Beggar sets her to selling pottery in the marketplace. That goes really well; people buy her pots because she's pretty and sad and they feel sorry for her. This is apparently pottery that the beggar bought from someone else, making the princess sort of the middleman here. Which is where the trouble comes in; some drunk dude on a horse comes through the market and smashes all her pots. Which she and the beggar then have to pay for.

And of course, according to the beggar, this is all her fault, because of the part of the market she chose to work in? If she'd set up somewhere else the pots wouldn't have been trampled. And, like, I'm not liking the beggar. Not an appealing character. Kind of a jerk.

He gets the princess a job as a kitchen maid at King Thrushbeard's palace. She starts smuggling food home in her pockets, which will become relevant in a minute here, because she and her husband are very poor, and food is hard to come by.

All goes well until the king's wedding day. She's got her pockets full of food, and the king - King Thrushbeard, who she so rudely rejected - demands that she, a random kitchen maid, dance with him. While they're dancing, all her pockets burst, spilling the stolen food, and she's in filthy rags in a ballroom in front of a suitor she rejected, so she makes the only logical choice and runs right out of there.

The king follows her. He says, "Surprise! I'm your beggar husband and somehow you didn't recognize me just now? I orchestrated this whole big thing - the marriage, the broken pots, that fun little wardrobe malfunction you just had - to teach you a lesson. And now that you've learned it we can live happily ever after!"

To which the princess replies, "I suck and I'm not worthy to be your wife," which. Just. Oh, honey, no. You were really rude to him once, so he made the next several months of your life a living hell. You are not the unworthy one. Why do you think you're unworthy? Is this Stockholm Syndrome? Do you have Stockholm Syndrome? Is that even how Stockholm Syndrome works? Probably not, but I am Concerned.

(One of these days I'd like to make it through a whole fairy tale summary without being Concerned. Hasn't happened yet.)

So. The wedding that's happening is her surprise wedding, she changes clothes quick before the ceremony, and they live happily ever after. Good times. Our beggar/Thrushbeard was a lot more likeable in my memory before this reread.


(This post was available early on my Patreon.)

Wednesday, May 12, 2021

Beauty and the Beast: Dream Prince

I’m going to take some time today to talk about one of my (many) favorite aspects of the original Beauty and the Beast, which I’ve somehow managed to go all these years without covering.

The Superman love triangle.

Is there some sort of official name for this phenomenon that I haven’t bothered to look up? Probably.

But you know what I’m talking about. Lois likes Clark, but she’s really hung up on Superman. So this poor guy is in competition with himself for her affections.

In “The Beauty and the Beast,” the beauty is living with a beast who proposes to her every night, and every night she says no. But she’s growing increasingly fond of him, and one of the main things preventing her from saying yes is her Dream Guy.

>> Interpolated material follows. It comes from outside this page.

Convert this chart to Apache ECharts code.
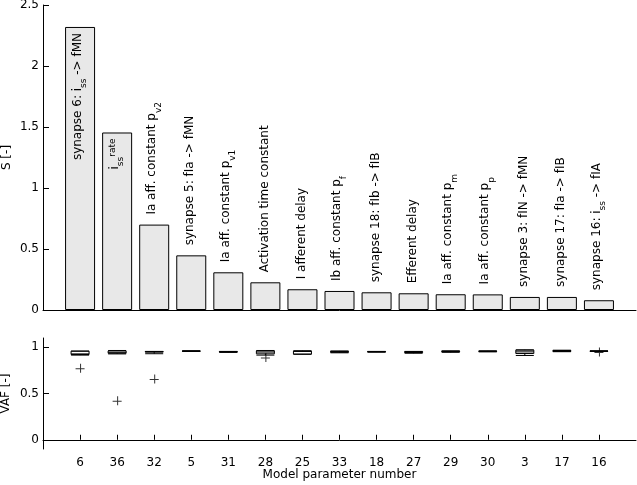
<!DOCTYPE html>
<html><head><meta charset="utf-8">
<script src="https://cdn.jsdelivr.net/npm/echarts@6/dist/echarts.min.js"></script>
<style>html,body{margin:0;padding:0;background:#fff}#c{width:637px;height:485px}</style>
</head><body><div id="c"></div>
<script>
// ---- data ----
const paramNumbers = ['6','36','32','5','31','28','25','33','18','27','29','30','3','17','16'];
const sensitivity = [2.32, 1.455, 0.70, 0.448, 0.309, 0.227, 0.17, 0.156, 0.145, 0.137, 0.129, 0.128, 0.107, 0.107, 0.08];
const barLabels = [
  'synapse 6: i_{ss} -> fMN',
  'i_{ss}^{rate}',
  'Ia aff. constant p_{v2}',
  'synapse 5: fIa -> fMN',
  'Ia aff. constant p_{v1}',
  'Activation time constant',
  'I afferent delay',
  'Ib aff. constant p_{f}',
  'synapse 18: fIb -> fIB',
  'Efferent delay',
  'Ia aff. constant p_{m}',
  'Ia aff. constant p_{p}',
  'synapse 3: fIN -> fMN',
  'synapse 17: fIa -> fIB',
  'synapse 16: i_{ss} -> fIA'
];
// VAF boxplot: [min, Q1, median, Q3, max]
const vafBoxes = [
  [0.915, 0.922, 0.928, 0.958, 0.958],
  [0.928, 0.935, 0.945, 0.960, 0.965],
  [0.930, 0.948, 0.951, 0.953, 0.955],
  [0.957, 0.958, 0.958, 0.959, 0.959],
  [0.945, 0.948, 0.951, 0.953, 0.955],
  [0.915, 0.929, 0.948, 0.961, 0.965],
  [0.924, 0.926, 0.955, 0.958, 0.962],
  [0.940, 0.946, 0.950, 0.955, 0.960],
  [0.948, 0.950, 0.951, 0.953, 0.955],
  [0.935, 0.943, 0.948, 0.952, 0.955],
  [0.945, 0.953, 0.956, 0.958, 0.960],
  [0.950, 0.955, 0.957, 0.958, 0.960],
  [0.911, 0.932, 0.950, 0.969, 0.972],
  [0.952, 0.955, 0.960, 0.965, 0.968],
  [0.955, 0.957, 0.958, 0.959, 0.960]
];
// outliers: [parameter number, VAF]
const vafOutliers = [['6', 0.772], ['36', 0.422], ['32', 0.658], ['28', 0.89], ['16', 0.948]];
const sTicks = [0, 0.5, 1, 1.5, 2, 2.5];
const vafTicks = [0, 0.5, 1];

// ---- helpers ----
const FONT = 'DejaVu Sans';
const cats = [''].concat(paramNumbers, [' ']);
function toRich(s) {
  let out = '', last = 0, m;
  const re = /([_^])\{([^}]*)\}/g;
  while ((m = re.exec(s))) {
    if (m.index > last) out += '{n|' + s.slice(last, m.index) + '}';
    out += '{' + (m[1] === '_' ? 'sub' : 'sup') + '|' + m[2] + '}';
    last = re.lastIndex;
  }
  if (last < s.length) out += '{n|' + s.slice(last) + '}';
  return out;
}
const rich = {
  n: {fontFamily: FONT, fontSize: 12, color: '#000', lineHeight: 14, verticalAlign: 'top'},
  sub: {fontFamily: FONT, fontSize: 9, color: '#000', verticalAlign: 'top', padding: [8, 0, 0, 0]},
  sup: {fontFamily: FONT, fontSize: 9, color: '#000', verticalAlign: 'top', padding: [0, 0, 4, 0]}
};
const barData = sensitivity.map((v, i) => {
  const item = {value: [i + 1, v]};
  if (v > 1) item.label = {position: 'insideTop', align: 'right', distance: 6};
  return item;
});
const boxData = vafBoxes.map((b, i) => [i + 1].concat(b));
const outlierData = vafOutliers.map(o => [paramNumbers.indexOf(o[0]) + 1, o[1]]);

const axisLine = {show: true, lineStyle: {color: '#000', width: 1}};
const txt = {color: '#000', fontFamily: FONT, fontSize: 12};

const chart = echarts.init(document.getElementById('c'), null, {renderer: 'canvas'});
chart.setOption({
  animation: false,
  backgroundColor: '#fff',
  grid: [
    {left: 43, top: 5, width: 593, height: 305, containLabel: false, outerBoundsMode: 'none'},
    {left: 43, top: 338, width: 593, height: 111, containLabel: false, outerBoundsMode: 'none'}
  ],
  xAxis: [
    {gridIndex: 0, type: 'category', data: cats, boundaryGap: false,
     axisLine: axisLine, axisTick: {show: false}, axisLabel: {show: false}, splitLine: {show: false}},
    {gridIndex: 1, type: 'category', data: cats, boundaryGap: false,
     axisLine: axisLine,
     axisTick: {show: true, inside: true, length: 5, interval: (i) => i > 0 && i < cats.length - 1, lineStyle: {color: '#000'}},
     axisLabel: Object.assign({interval: 0, margin: 8}, txt),
     splitLine: {show: false},
     name: 'Model parameter number', nameLocation: 'middle', nameGap: 20, nameMoveOverlap: false,
     nameTextStyle: txt}
  ],
  yAxis: [
    {gridIndex: 0, type: 'value', min: 0, max: 2.5, interval: 0.5,
     axisLine: axisLine,
     axisTick: {show: true, inside: true, length: 6, lineStyle: {color: '#000'}},
     axisLabel: Object.assign({margin: 4, customValues: sTicks}, txt),
     splitLine: {show: false},
     name: 'S [-]', nameLocation: 'middle', nameGap: 30, nameMoveOverlap: false, nameTextStyle: txt},
    {gridIndex: 1, type: 'value', min: -0.1, max: 1.1,
     axisLine: axisLine,
     axisTick: {show: true, inside: true, length: 6, customValues: vafTicks, lineStyle: {color: '#000'}},
     axisLabel: Object.assign({margin: 4, customValues: vafTicks}, txt),
     splitLine: {show: false},
     name: 'VAF [-]', nameLocation: 'middle', nameGap: 31, nameMoveOverlap: false, nameTextStyle: txt}
  ],
  series: [
    {type: 'bar', xAxisIndex: 0, yAxisIndex: 0, data: barData, barWidth: 30,
     itemStyle: {color: '#e8e8e8', borderColor: '#000', borderWidth: 1},
     label: {show: true, position: 'top', rotate: 90, align: 'left', verticalAlign: 'middle', distance: 10,
       formatter: (p) => toRich(barLabels[p.dataIndex]), rich: rich},
     emphasis: {disabled: true}, silent: true},
    {type: 'boxplot', xAxisIndex: 1, yAxisIndex: 1, encode: {x: 0, y: [1, 2, 3, 4, 5]},
     data: boxData, boxWidth: [18, 18],
     itemStyle: {color: '#fff', borderColor: '#000', borderWidth: 1},
     emphasis: {disabled: true}, silent: true},
    {type: 'scatter', xAxisIndex: 1, yAxisIndex: 1, data: outlierData,
     symbol: 'path://M0,4.5L9,4.5L9,5.5L0,5.5Z M4.5,0L5.5,0L5.5,9L4.5,9Z', symbolSize: 9,
     itemStyle: {color: '#000'}, emphasis: {disabled: true}, silent: true}
  ]
});
</script>
</body></html>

Now. A brief explanation of the beast’s situation here. Part of his curse is that he seems as dumb as the beast he looks like. So he’s sort of trapped inside his own head, and it’s not possible for the beauty to really get to know him.

But he’s visiting her in her dreams, as a prince - as his real self. And she’s fallen in love with the dream prince, who she hasn’t connected with the beast.

So she’s refusing to marry him because she’s in love with the person he’ll become as soon as she says yes.

Basically, it’s a mess.

And ultimately she does agree to marry the beast, when it seems he’ll die if she doesn’t. At which point we have two options.

She agreed to marry him because she does care for him deeply, even if she’s not in love with him, and has decided that she’d rather keep him alive than keep waiting on a man who might be only a figment of her imagination. In which case everything is gonna be great when he changes; she saved the beast she’s fond of, and now gets to marry the man she loves.

The beast’s near death has made her realize that it’s him she truly loves, not a man who may only be a figment of her imagination. And as soon as she realizes she loves the beast more than the man, the beast ceases to exist forever and is replaced by the man. Which is a major bummer, and much awkwardness is bound to ensue.

It’s a worse situation than Superman’s; once he comes clean to Lois, it’s all good, because Clark and Superman are the same person in different clothes. But while the beast may be fundamentally the same person he always was, the terms of his curse prevent him from acting like himself while he’s a beast. Which means that the two people the beauty is torn between are, in a way, simultaneously the same person and two different people.

And it’s just - honestly I’m not sure I see this working out well. If you’ve fallen for this big, kinda ugly guy who’s a little slow, a little dumb, are you going to be happy with a whip-smart hottie? And if the girl you like was always nice to you when you were slow and ugly, but is suddenly all over you when the spell breaks, if she agreed to marry you, but is clearly delighted when this causes you to become a radically different person from the one she agreed to marry, how are you going to feel about that?

Overall, it’s this “seem like a beast” clause that continues to be problematic. Because if you love someone, it shouldn’t really matter what he looks like, right? But if the spell changes how you act, that’s...it’s just difficult. That fairy who cursed him knew what she was doing; he is thoroughly screwed over.